Although recording the album was a solitary affair, the live show obviously sees Hall joined by other local musicians, primarily by drummer Quin Kirchner and bassist/composer Matt Ulery. Hall has known Kirchner since their days playing in high school and also from their other bands Wild Belle and NOMO. Ulery composes his own music and releases his records on Greenleaf Music.

“It becomes a slightly different animal when we do it live,” says Hall. “Abstractly it’s the same energy. We do an alright job of conveying the song’s inherent energy. There are a lot of layers on recording that get sacrificed, but I’m becoming more OK with that. I’m more into the idea of letting the music evolve and exist as something new when we take it to a stage.”

Besides In Tall Buildings, Hall has played and produced with several different projects, including the avant afro-funk band NOMO, rockers His Name is Alive and dream-pop duo Wild Belle. For Wild Belle, he plays guitar and helped engineer their Columbia Records debut. He enjoys switching between his main role in In Tall Buildings and that variety of supporting roles, whether it be playing or producing.

“It keeps my life in balance. It keeps me happy,” Hall says. “When all I’m doing is one role in this one band and doing this and we’re on tour for months at a time, I start to go a little bit crazy. So I like having different roles that I can switch between.”

Hall also finds increasing comfort in knowing that he can share his works in progress with others, including his wife. He says she was the one who suggested the title, albeit the literal version of it.

“Upon sharing that first batch of songs I completely got over the inability to let anybody in on the process,” says Hall. “I’m much more open when I’m working on music now. When I have a brand new idea or a song that’s halfway completed I’ll ask her to listen to it. I think for me it’s even good to expose it to more ears than just my own. It’s like the song is out in the world once even one other person has heard it and allows you to approach it with a little less weight.”

Hall’s passion for home recording has stayed in motion since he got his first multi-track recorder as a teenager 20 years ago, with each following year finding him perfecting his craft.

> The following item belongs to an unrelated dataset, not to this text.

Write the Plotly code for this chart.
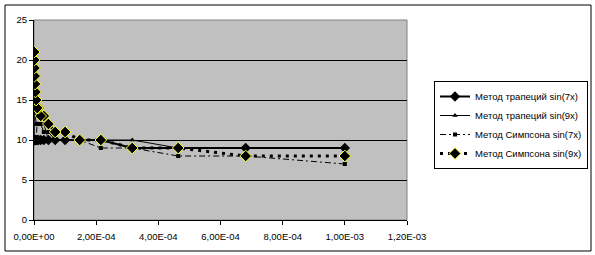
import plotly.graph_objects as go

# ---- data ----
x_eps = [1.0e-3, 6.81e-4, 4.64e-4, 3.16e-4, 2.15e-4, 1.47e-4, 1.0e-4, 6.81e-5,
         4.64e-5, 3.16e-5, 2.15e-5, 1.47e-5, 1.0e-5, 6.81e-6, 4.64e-6, 3.16e-6,
         2.15e-6, 1.47e-6, 1.0e-6, 6.81e-7]

trap_sin7 = [9, 9, 9, 9, 10, 10, 10, 10, 10, 10, 10, 10, 10, 10, 10, 10, 10, 10, 10, 10]
trap_sin9 = [9, 9, 9, 10, 10, 10, 10, 10, 10, 12, 12, 12, 12, 12, 13, 13, 13, 14, 14, 10]
simp_sin7 = [7, 8, 8, 9, 9, 10, 10, 10, 11, 11, 12, 12, 12, 10, 10, 10, 10, 10, 10, 10]
simp_sin9 = [8, 8, 9, 9, 10, 10, 11, 11, 12, 13, 13, 14, 14, 15, 16, 17, 18, 19, 20, 21]

names = ["Метод трапеций sin(7x)", "Метод трапеций sin(9x)",
         "Метод Симпсона sin(7x)", "Метод Симпсона sin(9x)"]

x_tickvals = [0, 2e-4, 4e-4, 6e-4, 8e-4, 1e-3, 1.2e-3]
x_ticktext = ["0,00E+00", "2,00E-04", "4,00E-04", "6,00E-04", "8,00E-04", "1,00E-03", "1,20E-03"]
y_tickvals = [0, 5, 10, 15, 20, 25]

FONT = "Liberation Sans, Arial, sans-serif"

fig = go.Figure()
fig.add_trace(go.Scatter(
    x=x_eps, y=trap_sin7, name=names[0], mode="lines+markers",
    line=dict(color="black", width=2),
    marker=dict(symbol="diamond", size=8, color="black", line=dict(color="black", width=0))))
fig.add_trace(go.Scatter(
    x=x_eps, y=trap_sin9, name=names[1], mode="lines+markers",
    line=dict(color="black", width=1),
    marker=dict(symbol="triangle-up", size=5, color="black")))
fig.add_trace(go.Scatter(
    x=x_eps, y=simp_sin7, name=names[2], mode="lines+markers",
    line=dict(color="black", width=1, dash="6px,3px,2px,3px"),
    marker=dict(symbol="square", size=4, color="black")))
fig.add_trace(go.Scatter(
    x=x_eps, y=simp_sin9, name=names[3], mode="lines+markers",
    line=dict(color="black", width=3, dash="3px,5px"),
    marker=dict(symbol="diamond", size=9, color="black", line=dict(color="#FFFF33", width=1))))

L, R, T, B = 34, 188, 20, 35
W, H = 595, 255
pw, ph = W - L - R, H - T - B

def px_x(p):
    return (p - L) / pw

def px_y(p):
    return (H - B - p) / ph

fig.update_layout(
    width=W, height=H,
    margin=dict(l=L, r=R, t=T, b=B, autoexpand=False),
    paper_bgcolor="white",
    plot_bgcolor="#C0C0C0",
    font=dict(family=FONT, size=10, color="black"),
    showlegend=True,
    legend=dict(
        x=px_x(434), y=px_y(81), xanchor="left", yanchor="top",
        bgcolor="white", bordercolor="black", borderwidth=1,
        font=dict(family=FONT, size=9.5, color="black"),
        tracegroupgap=0, itemwidth=30,
    ),
    xaxis=dict(
        range=[0, 1.2e-3], tickvals=x_tickvals, ticktext=x_ticktext,
        showgrid=False, zeroline=False,
        showline=True, linecolor="black", linewidth=1,
        ticks="outside", ticklen=4, tickcolor="black",
        tickfont=dict(family=FONT, size=9.5, color="black"),
        ticklabelstandoff=4,
    ),
    yaxis=dict(
        range=[0, 25], tickvals=y_tickvals,
        showgrid=True, gridcolor="black", gridwidth=1,
        zeroline=False,
        showline=True, linecolor="black", linewidth=1,
        ticks="outside", ticklen=4, tickcolor="black",
        tickfont=dict(family=FONT, size=9.5, color="black"),
    ),
    shapes=[
        dict(type="rect", xref="paper", yref="paper", x0=0, x1=1, y0=0, y1=1,
             line=dict(color="#808080", width=1), layer="below"),
        dict(type="rect", xref="paper", yref="paper",
             x0=px_x(5), x1=px_x(591), y0=px_y(251), y1=px_y(5),
             line=dict(color="black", width=1)),
    ],
)

fig.write_html("out.html")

“The ability to record yourself and layer yourself on top of parts that you already recorded, there’s just nothing more fun in the world than doing that. There’s an inherent fun and joy that comes from that process,” he says. “I remember the first time I did it I was absolutely taken by it. It was close to Christmas time and I started off goofing around and singing the ‘Carol of the Bells’ in the best falsetto I could conjure. As best I could remember the parts, I started layering and layering the parts of singing. I got such joy from doing that.”

“The playing back was fun, but mostly it was just fun in the moment, the performance where you were really doing it and were singing along with three other parts that already existed,” Hall adds. “I’m incredibly grateful to have the ability to actually create sounds off these different instruments that I can then deem worthy to put on the record and put my name on it.”

Hall has some big plans for this year, including a just-completed set in the Western Vinyl showcase at SXSW. Driver is out now on Western Vinyl.